The two teamed on the case, and the experience ultimately pivoted her career.

“It was like somebody had lifted a curtain,” she said. “All the sudden, women from the north, south, east and west were coming to me with complaints of sexual abuse against mayors, city councilors and other prominent figures.”

Holding perpetrators to account remains extremely difficult in France.

By some measures, only 1 percent of individuals charged with sexual violence are ever convicted. Under the country’s penal code, charging someone with rape requires proof of “violence, coercion, threat or surprise.”

“Most victims are not good victims” given that threshold, Tuaillon-Hibon said. “It’s very rare that a rape happens like that, even with violence.”

When it comes to workplace issues, the numbers are equally discouraging. In a 2018 national poll, 1 in 3 French women said they had been sexually harassed at work. Nearly 1 in 10 said they’d been pressured to have sex with a boss in exchange for a promotion. But the rates of reporting are alarmingly low, with Interior Ministry figures showing that only about 20 percent of victims file complaints.

Tuaillon-Hibon cites American lawyer Gloria Allred as one of her heroes. Yet Allred, who has represented women in cases involving Donald Trump, Bill Cosby and other celebrities, seems to relish the glare of publicity. Tuaillon-Hibon is wary of media attention.

“France has a problem with activist lawyers,” she said. “You can’t have a cause. You can’t be engaged.”

Her activism, however, is exactly why dozens of women have sought her out. That and her embrace of what in France continues to be a controversial word, especially in the legal profession: feminist.

“You used to have women choosing any lawyer, no matter what he or she thought about women,” said longtime feminist activist Alice Coffin, a member of the Paris City Council who last year pushed for the resignation of a deputy mayor embroiled in sexual abuse controversies. “But I think it’s different for the victims today. They want to know they have a feminist on their side.”

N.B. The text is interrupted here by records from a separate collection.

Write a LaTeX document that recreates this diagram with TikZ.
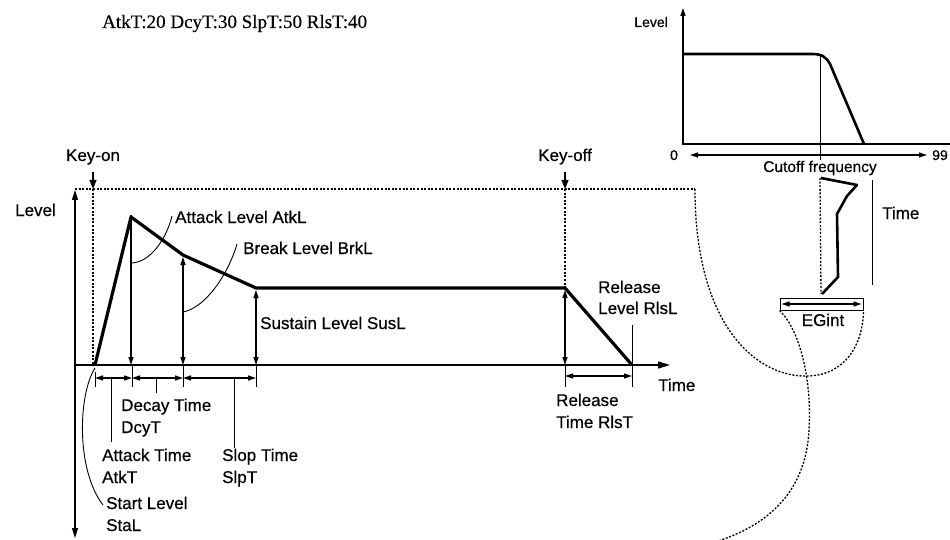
\documentclass[tikz,border=0pt]{standalone}
\usepackage{fontspec}
\setmainfont{Liberation Sans}[FakeBold=0.5]
\newfontfamily\titlefont{Liberation Serif}[FakeBold=0.3]
\usetikzlibrary{arrows.meta,positioning}

\begin{document}
\begin{tikzpicture}[x=1pt, y=-1pt, >={Triangle[length=8pt,width=5pt]},
    env/.style={line width=3.2pt, line join=round},
    dim/.style={line width=1.2pt},
    lead/.style={line width=0.9pt},
    dots/.style={line width=1.3pt, dash pattern=on 2pt off 1.6pt},
    lbl/.style={font=\fontsize{17}{21}\selectfont, inner sep=0pt},
    small/.style={font=\fontsize{14}{16}\selectfont, inner sep=0pt}]

\useasboundingbox (0,0) rectangle (950,540);

\node[anchor=base west, inner sep=0pt, font=\titlefont\fontsize{19}{22}\selectfont] (title) at (102,28) {AtkT:20 DcyT:30 SlpT:50 RlsT:40};

% envelope graph
\coordinate (org) at (75,365);
\coordinate (sta) at (95,365);
\coordinate (atk) at (131,217);
\coordinate (brk) at (183,255);
\coordinate (sus) at (256,288);
\coordinate (rel) at (565,288);
\coordinate (rls) at (632,365);
\coordinate (kon) at (93,189);
\coordinate (koff) at (565,189);

\draw[line width=1.5pt, {Triangle[length=10pt,width=6pt]}-{Triangle[length=10pt,width=6pt]}] (75,538) -- (75,190);
\draw[line width=1.5pt, -{Triangle[length=12pt,width=7pt]}] (org) -- (670,365);

\draw[dots] (75,189) -- (695,189) coordinate (fr);
\draw[dots] (kon) -- (kon |- org);
\draw[dots] (koff) -- (rel);

\draw[env] (sta) -- (atk) -- (brk) -- (sus) -- (rel) -- (rls);

\node[lbl, anchor=base] (keyon) at (93,161) {Key-on};
\node[lbl, anchor=base] (keyoff) at (565,161) {Key-off};
\draw[line width=1.2pt, -{Triangle[length=9pt,width=7pt]}] (keyon.south |- 0,172) -- (kon);
\draw[line width=1.2pt, -{Triangle[length=9pt,width=7pt]}] (keyoff.south |- 0,172) -- (koff);

\draw[dim, ->] ([yshift=2pt]atk) -- (atk |- org);
\draw[dim, <->, shorten <=2pt] (brk) -- (brk |- org);
\draw[dim, <->, shorten <=2pt] (sus) -- (sus |- org);
\draw[dim, <->, shorten <=2pt] (rel) -- (rel |- org);

\foreach \x/\t in {95/372, 132/365, 183/365, 256/365, 565/365, 632/325}
    \draw[lead] (\x,\t) -- (\x,387);
\draw[dim, <->] (95,378) -- (132,378);
\draw[dim, <->] (132,378) -- (183,378);
\draw[dim, <->] (183,378) -- (256,378);
\draw[dim, <->] (565,376) -- (632,376);

\draw[lead] (111,378) -- (111,442);
\draw[lead] (156,378) -- (156,393);
\draw[lead] (234,378) -- (234,448);
\draw[lead] (132,263) .. controls (150,262) and (166,240) .. (172,216);
\draw[lead] (183,312) .. controls (205,308) and (228,275) .. (237,244);
\draw[lead] (95,368) .. controls (78,395) and (76,470) .. (103,505);

\node[lbl, anchor=base east] (lvl) at (56,216) {Level};
\node[lbl, anchor=base west] (tm) at (658,391) {Time};
\node[lbl, anchor=base west] (atkl) at (175,223) {Attack Level AtkL};
\node[lbl, anchor=base west] (brkl) at (243,254) {Break Level BrkL};
\node[lbl, anchor=base west] (susl) at (260,329) {Sustain Level SusL};
\node[lbl, anchor=base west] (dcy1) at (121,411) {Decay Time};
\node[lbl, anchor=base west] (dcy2) at (121,433) {DcyT};
\node[lbl, anchor=base west] (atkt1) at (102,461) {Attack Time};
\node[lbl, anchor=base west] (atkt2) at (102,483) {AtkT};
\node[lbl, anchor=base west] (slp1) at (222,461) {Slop Time};
\node[lbl, anchor=base west] (slp2) at (222,483) {SlpT};
\node[lbl, anchor=base west] (stal1) at (106,509) {Start Level};
\node[lbl, anchor=base west] (stal2) at (106,531) {StaL};
\node[lbl, anchor=base west] (rlsl1) at (598,293) {Release};
\node[lbl, anchor=base west] (rlsl2) at (598,314) {Level RlsL};
\node[lbl, anchor=base west] (rlst1) at (556,406) {Release};
\node[lbl, anchor=base west] (rlst2) at (556,428) {Time RlsT};

% filter graph
\draw[line width=1.5pt, ->] (683,145) -- (683,8);
\draw[line width=2pt] (682,144) -- (950,144);
\draw[env, line width=2.6pt] (683,54) -- (812,54) .. controls (822,54) and (826,57) .. (830,64) -- (864,144);
\draw[lead] (820,55) -- (820,160);
\draw[dim, <->] (690,155) -- (927,155);
\node[small, anchor=base east] (flvl) at (668,27) {Level};
\node[small, anchor=base] (zero) at (674,160) {0};
\node[small, anchor=base west] (top) at (932,160) {99};
\node[lbl, font=\fontsize{15.5}{18}\selectfont, anchor=base] (cutoff) at (820,172) {Cutoff frequency};

% EG curve
\draw[env, line width=2.6pt] (821,178) -- (857,185) -- (847,196) -- (837,214) -- (838,277) -- (822,294);
\draw[dots] (820,178) -- (821,294);
\draw[lead] (872,180) -- (872,285);
\node[lbl, anchor=base west] (egtime) at (882,219) {Time};
\node[draw, line width=1pt, minimum width=83pt, minimum height=12pt, inner sep=0pt] (egbox) at (821.5,304) {};
\draw[dim, <->] ([xshift=2pt]egbox.west) -- ([xshift=-2pt]egbox.east);
\node[lbl, anchor=base] (egint) at (823,326) {EGint};

\draw[dots] (fr) .. controls (695,330) and (760,378) .. (808,376) .. controls (845,375) and (863,345) .. (egbox.south east);
\draw[dots] (egbox.south west) .. controls (800,330) and (812,380) .. (809,430) .. controls (806,490) and (770,525) .. (715,542);

\end{tikzpicture}
\end{document}
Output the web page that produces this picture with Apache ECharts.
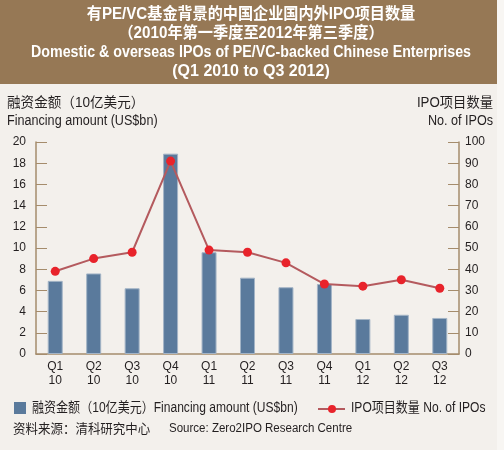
<!DOCTYPE html>
<html><head><meta charset="utf-8">
<script src="https://cdn.jsdelivr.net/npm/echarts@6/dist/echarts.min.js"></script>
<style>html,body{margin:0;padding:0;background:#F3F0EC}#c{width:504px;height:450px}</style>
</head><body><div id="c"></div>
<script>
const quarters = ['Q1','Q2','Q3','Q4','Q1','Q2','Q3','Q4','Q1','Q2','Q3'];
const years = ['10','10','10','10','11','11','11','11','12','12','12'];
const financing = [6.9, 7.6, 6.2, 18.9, 9.6, 7.2, 6.3, 6.6, 3.3, 3.7, 3.4];
const ipos = [39, 45, 48, 91, 49, 48, 43, 33, 32, 35, 31];
const leftTicks = [0, 20, 2];
const rightTicks = [0, 100, 10];
const barName = '融资金额（10亿美元）Financing amount (US$bn)';
const lineName = 'IPO项目数量 No. of IPOs';
const titleLines = ['有PE/VC基金背景的中国企业国内外IPO项目数量','（2010年第一季度至2012年第三季度）','Domestic & overseas IPOs of PE/VC-backed Chinese Enterprises','(Q1 2010 to Q3 2012)'];
const leftName = ['融资金额（10亿美元）','Financing amount (US$bn)'];
const rightName = ['IPO项目数量','No. of IPOs'];
const sourceCn = '资料来源：清科研究中心';
const sourceEn = 'Source: Zero2IPO Research Centre';

const FONT = "'Liberation Sans','Noto Sans CJK SC',sans-serif";
const categories = quarters.map((q,i)=>q+'\n'+years[i]);
const axisCol = '#A58C6C';
const txt = '#231F20';
const barCol = '#5A7A9C';
const lineCol = '#B45A5E';
const dotCol = '#E8232B';

function t(x, y, text, size, sx, align, weight, fill){
  return {type:'text', x:x, y:y, scaleX:sx, z:10,
    style:{x:0, y:0, text:text, fill:fill||txt, font:(weight||'normal')+' '+size+'px '+FONT,
      align:align||'left', verticalAlign:'middle'}};
}

const graphics = [
  {type:'rect', z:-1, shape:{x:0,y:0,width:497,height:84}, style:{fill:'#967855'}},
  {type:'rect', z:-1, shape:{x:497,y:0,width:7,height:450}, style:{fill:'#F8F6F3'}},
];
const titleY = [15, 34, 53, 72];
const titleScale = [0.945, 0.95, 0.89, 1.0];
titleLines.forEach((s,i)=>graphics.push(t(251, titleY[i], s, 16, titleScale[i], 'center', 'bold', '#fff')));
graphics.push(t(7, 103, leftName[0], 14, 0.97));
graphics.push(t(7, 121, leftName[1], 14, 0.9));
graphics.push(t(493, 103, rightName[0], 14, 0.95, 'right'));
graphics.push(t(493, 121, rightName[1], 14, 0.9, 'right'));
// legend
graphics.push({type:'rect', shape:{x:14,y:402,width:12,height:12}, style:{fill:barCol}});
graphics.push(t(32, 408, barName, 14, 0.86));
graphics.push({type:'line', shape:{x1:318,y1:409,x2:345,y2:409}, style:{stroke:lineCol, lineWidth:2}});
graphics.push({type:'circle', shape:{cx:332,cy:409,r:4}, style:{fill:dotCol}});
graphics.push(t(351, 408, lineName, 14, 0.86));
graphics.push(t(13, 429, sourceCn, 13, 0.96));
graphics.push(t(169, 429, sourceEn, 12, 0.96));

const chart = echarts.init(document.getElementById('c'));
chart.setOption({
  backgroundColor:'#F3F0EC',
  textStyle:{fontFamily:FONT},
  graphic:graphics,
  legend:{show:false, data:[barName, lineName]},
  grid:{left:36, right:45, top:142, bottom:96},
  xAxis:{type:'category', data:categories,
    axisLine:{lineStyle:{color:axisCol, width:1.5}},
    axisTick:{inside:true, length:6, lineStyle:{color:axisCol}},
    axisLabel:{color:txt, fontSize:12, lineHeight:14, margin:6, fontFamily:FONT}},
  yAxis:[
    {type:'value', min:leftTicks[0], max:leftTicks[1], interval:leftTicks[2], splitLine:{show:false},
      axisLine:{show:true, lineStyle:{color:axisCol, width:1.5}},
      axisTick:{show:true, inside:true, length:11, lineStyle:{color:axisCol}},
      axisLabel:{color:txt, fontSize:12, margin:10, fontFamily:FONT}},
    {type:'value', min:rightTicks[0], max:rightTicks[1], interval:rightTicks[2], splitLine:{show:false}, position:'right',
      axisLine:{show:true, lineStyle:{color:axisCol, width:1.5}},
      axisTick:{show:true, inside:true, length:11, lineStyle:{color:axisCol}},
      axisLabel:{color:txt, fontSize:12, margin:6, fontFamily:FONT}}
  ],
  series:[
    {name:barName, type:'bar', data:financing, barWidth:15, yAxisIndex:0,
      itemStyle:{color:barCol, borderColor:'#A3B4C6', borderWidth:1}},
    {name:lineName, type:'line', data:ipos, yAxisIndex:1, symbol:'circle', symbolSize:9,
      lineStyle:{color:lineCol, width:2}, itemStyle:{color:dotCol}}
  ]
});
</script></body></html>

As to why more women are stepping forward now, it may be a sign of the times. After a sluggish start, France is in the midst of what’s being described as a second #MeToo wave. The first one targeted powerful men generally. This one is centered mostly on child sexual abuse and incest. Both involve public confrontations of the alleged aggressors.

Some men, including Justice Minister Éric Dupond-Moretti, criticize the movement as going too far. Momentum is building, though.

While the country prohibits sexual relations between an adult and a minor under the age of 15, it has no minimum age of consent. The government said last month that it would “act quickly” to amend statutes so that an adult who engages in sex with someone younger than 15 would be charged with rape. The announcement came a day before France’s highest appeals court considered the case of three firefighters who acknowledge having sex with a seriously troubled 13-year-old. The court ruled Wednesday that the men will only be charged with sexual assault.

Tuaillon-Hibon hopes her work will encourage more changes to the legal code that will make it easier for victims to come forward. Even now, women who speak out often risk their jobs and more.

“Most of them, especially those living in small towns, end up having to move because when you touch political people, your life just becomes impossible,” she said.

There’s so much progress yet to be made, in her view. One of the biggest challenges will be unraveling the “prehistoric” ideas many French still have about what women mean if they say no to sex.

“I pray for a third wave of #MeToo,” she stressed. “And I’m going to work for it.”